PXE-like disorder with multiple coagulation factor deficiency

Pseudoxanthoma Elasticum-Like Disease

Clinical Characteristics
Ocular Features: 

Retinitis pigmentosa has been diagnosed clinically and confirmed by ERG studies in some patients. The fundi in a few individuals have the typical angioid streaks and/or peau d’orange changes. The impact on visual acuity and its prognosis has not been systematically studied.

Systemic Features: 

The skin changes resulting from fragmentation and aberrant mineralization of connective tissue, particularly elastic fibers, resemble those seem in classic pseudoxanthoma elasticum. These include the presence of yellowish papules or leathery plaques with dot-like depressions (‘chicken skin’). However, the skin changes are more widespread and involve trunk as well as limbs and flexural areas. Ultrastructurally the elastic fibers are more severely fragmented than those in classic PXE.

Many patients in addition have deficiencies in vitamin K-dependent clotting factors such as II, VII, IX, and X. Epistaxis, spontaneous gingival bleeding and severe vaginal hemorrhages may occur.
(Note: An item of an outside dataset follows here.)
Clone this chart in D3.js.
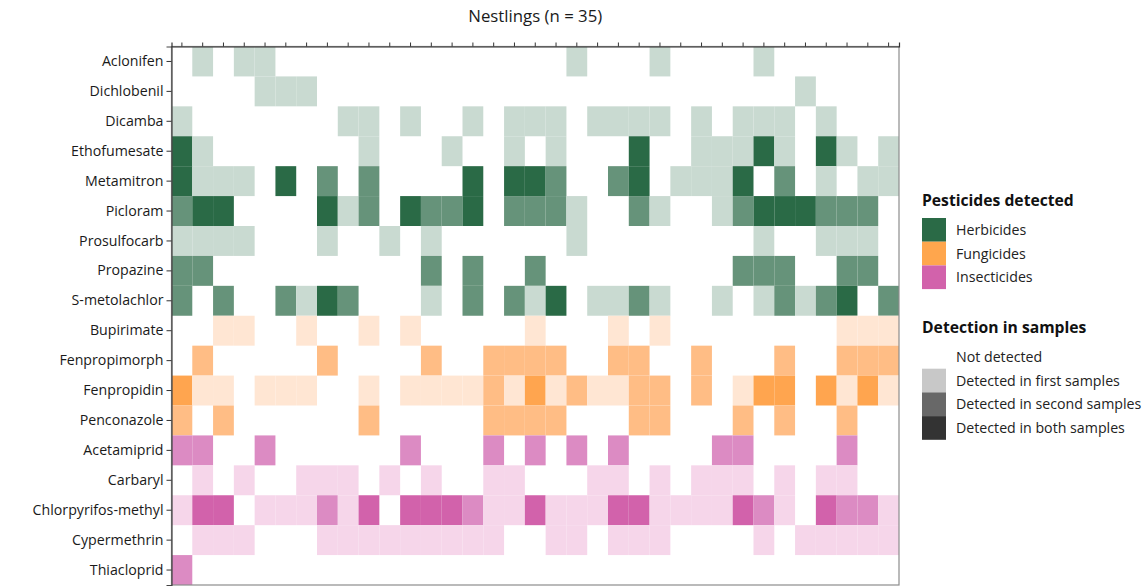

Cerebral aneurysms, vascular occlusions, and atherosclerotic plaques in the lower extremities have been reported in a few patients.


Classic pseudoxanthoma elasticum is due to homozygous mutations in the ABCC6 (ATP-binding cassette subfamily C member 6) gene. However, in the PXE-like condition described here homozygous or compound heterozygous mutations in the GGCX (gamma-glutamyl carboxylase) gene (2p11.2) are responsible. Some heterozygous GGCX individuals in families with this genotype who are also heterozygous for ABCC6 mutations (doubly heterozygous) may have similar skin features. Thus the condition described here may also be a digenic disorder in some individuals.

Pseudoxanthoma elasticum-like disease is an autosomal recessive disorder.

Autosomal recessive
Treatment Options: 

There is no treatment for the connective tissue defect but individual problems such as subretinal neovascularization, hemorrhages, and vascular occlusions may respond to appropriate therapy.